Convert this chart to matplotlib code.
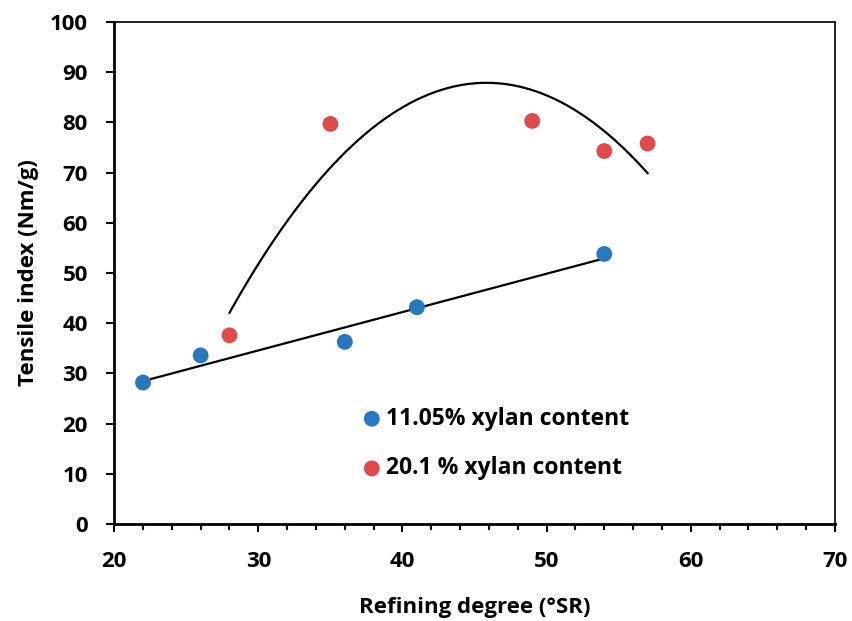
import numpy as np
import matplotlib
matplotlib.use("Agg")
import matplotlib.pyplot as plt
from matplotlib.ticker import MultipleLocator

plt.rcParams['font.family'] = ['Open Sans', 'DejaVu Sans']

# Data
x_low = [22, 26, 36, 41, 54]
y_low = [28.2, 33.6, 36.3, 43.2, 53.8]
x_high = [28, 35, 49, 54, 57]
y_high = [37.6, 79.7, 80.3, 74.3, 75.8]
label_low = "11.05% xylan content"
label_high = "20.1 % xylan content"

c_blue = '#2878BE'
c_red = '#DF4B4B'

fig = plt.figure(figsize=(8.52, 6.21), dpi=100)
ax = fig.add_axes([0.134, 0.156, 0.846, 0.8086])

# trendlines
p1 = np.polyfit(x_low, y_low, 1)
xs1 = np.linspace(min(x_low), max(x_low), 100)
ax.plot(xs1, np.polyval(p1, xs1), color='black', lw=1.6, zorder=2)
p2 = np.polyfit(x_high, y_high, 2)
xs2 = np.linspace(min(x_high), max(x_high), 200)
ax.plot(xs2, np.polyval(p2, xs2), color='black', lw=1.6, zorder=2)

ax.scatter(x_low, y_low, s=130, color=c_blue, label=label_low, zorder=3, edgecolors='none')
ax.scatter(x_high, y_high, s=130, color=c_red, label=label_high, zorder=3, edgecolors='none')

ax.set_xlim(20, 70)
ax.set_ylim(0, 100)
ax.xaxis.set_major_locator(MultipleLocator(10))
ax.xaxis.set_minor_locator(MultipleLocator(2))
ax.yaxis.set_major_locator(MultipleLocator(10))
ax.tick_params(axis='both', which='major', direction='out', length=6, width=1.5, labelsize=16)
ax.tick_params(axis='y', which='major', pad=13)
ax.tick_params(axis='x', which='major', pad=13)
ax.tick_params(axis='x', which='minor', direction='out', length=4, width=1.5)
for lab in ax.get_xticklabels() + ax.get_yticklabels():
    lab.set_fontweight('bold')

for side in ['left', 'bottom']:
    ax.spines[side].set_linewidth(2)
for side in ['top', 'right']:
    ax.spines[side].set_linewidth(1.2)

ax.set_xlabel('Refining degree (°SR)', fontsize=16, fontweight='bold', labelpad=18)
ax.set_ylabel('Tensile index (Nm/g)', fontsize=16, fontweight='bold', labelpad=8)

leg = ax.legend(loc='upper left', bbox_to_anchor=(0.332, 0.252), frameon=False,
                handlelength=0.8, handletextpad=0.2, labelspacing=1.12, borderaxespad=0,
                prop={'weight': 'bold', 'size': 16.5})

fig.savefig('out.png', dpi=100)
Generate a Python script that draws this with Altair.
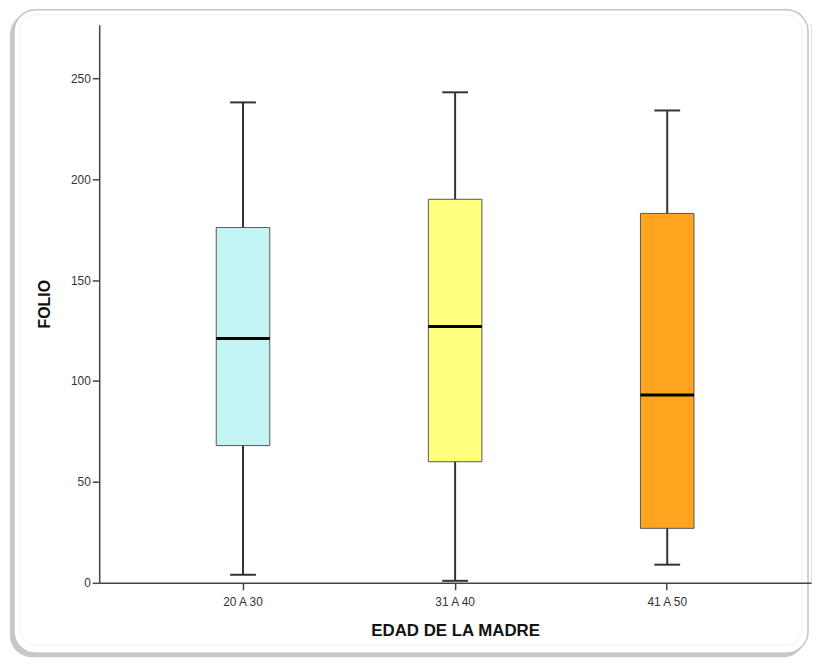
import altair as alt
import pandas as pd

categories = ["20 A 30", "31 A 40", "41 A 50"]
whisker_low = [4, 1, 9]
q1 = [68, 60, 27]
median = [121, 127, 93]
q3 = [176, 190, 183]
whisker_high = [238, 243, 234]
colors = ["#c3f5f5", "#ffff80", "#ffa41f"]
y_ticks = [0, 50, 100, 150, 200, 250]

df = pd.DataFrame({
    "cat": categories,
    "lo": whisker_low,
    "q1": q1,
    "med": median,
    "q3": q3,
    "hi": whisker_high,
})

FONT = "Liberation Sans"

x = alt.X(
    "cat:N",
    sort=categories,
    scale=alt.Scale(paddingInner=0, paddingOuter=0.178),
    axis=alt.Axis(
        title="EDAD DE LA MADRE",
        labelAngle=0,
        labelFont=FONT,
        labelFontSize=12,
        labelColor="#333333",
        labelPadding=7,
        tickSize=7,
        tickColor="#444444",
        domainColor="#444444",
        domainWidth=1.5,
        tickWidth=1.5,
        titleFont=FONT,
        titleFontSize=17,
        titleFontWeight="bold",
        titleColor="#111111",
        titlePadding=15,
        grid=False,
        zindex=2,
    ),
)

yscale = alt.Scale(domain=[0, 276.5], nice=False, zero=True)
yaxis = alt.Axis(
    title="FOLIO",
    values=y_ticks,
    labelFont=FONT,
    labelFontSize=12,
    labelColor="#333333",
    labelPadding=2,
    tickSize=7,
    tickColor="#444444",
    tickWidth=1.5,
    domainColor="#444444",
    domainWidth=1.5,
    titleFont=FONT,
    titleFontSize=16,
    titleFontWeight="bold",
    titleColor="#111111",
    titlePadding=18,
    grid=False,
    zindex=2,
)

base = alt.Chart(df)

frame_df = pd.DataFrame({"k": [0]})
shadow = alt.Chart(frame_df).mark_rect(
    cornerRadius=22, fill="#9a9a9a", opacity=0.55
).encode(
    x=alt.value(-90), x2=alt.value(712), y=alt.value(-12), y2=alt.value(638)
)
frame = alt.Chart(frame_df).mark_rect(
    cornerRadius=22, fill="#ffffff", stroke="#c4c4c4", strokeWidth=1.5
).encode(
    x=alt.value(-86), x2=alt.value(715), y=alt.value(-15), y2=alt.value(634)
)
inner = alt.Chart(frame_df).mark_rect(
    cornerRadius=16, fill="#ffffff", stroke="#f0f0f0", strokeWidth=1
).encode(
    x=alt.value(-80), x2=alt.value(709), y=alt.value(-10), y2=alt.value(626)
)

whisker = base.mark_rule(color="#333333", strokeWidth=2).encode(
    x=x,
    y=alt.Y("lo:Q", scale=yscale, axis=yaxis),
    y2="hi:Q",
)

box = base.mark_bar(size=54, stroke="#555555", strokeWidth=1).encode(
    x=x,
    y=alt.Y("q1:Q", scale=yscale, axis=yaxis),
    y2="q3:Q",
    color=alt.Color("cat:N", scale=alt.Scale(domain=categories, range=colors), legend=None),
)

med = base.mark_tick(size=54, thickness=3, color="#000000", opacity=1).encode(
    x=x, y=alt.Y("med:Q", scale=yscale, axis=yaxis)
)

cap_lo = base.mark_tick(size=26, thickness=2, color="#333333", opacity=1).encode(
    x=x, y=alt.Y("lo:Q", scale=yscale, axis=yaxis)
)
cap_hi = base.mark_tick(size=26, thickness=2, color="#333333", opacity=1).encode(
    x=x, y=alt.Y("hi:Q", scale=yscale, axis=yaxis)
)

chart = alt.layer(shadow, frame, inner, whisker, box, med, cap_lo, cap_hi).properties(
    width=718,
    height=563,
    autosize=alt.AutoSizeParams(type="none"),
    padding={"left": 92, "top": 14, "right": 4, "bottom": 74},
).configure_view(stroke=None).configure(background="#ffffff")

chart.save("out.html", embed_options={"renderer": "svg", "actions": False})
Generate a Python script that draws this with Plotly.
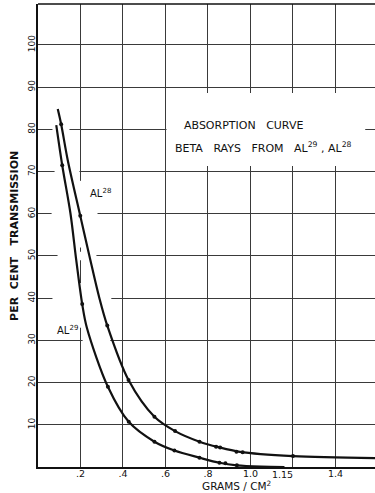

______________________________

> _Required work_
Pictures are not part of the copy. Reproduce the lines from the one containing "Generate a Python script that draws this with Altair." through the one containing "import pandas as pd", exactly and nothing more.

> _Answer below_
Generate a Python script that draws this with Altair.
import altair as alt
import pandas as pd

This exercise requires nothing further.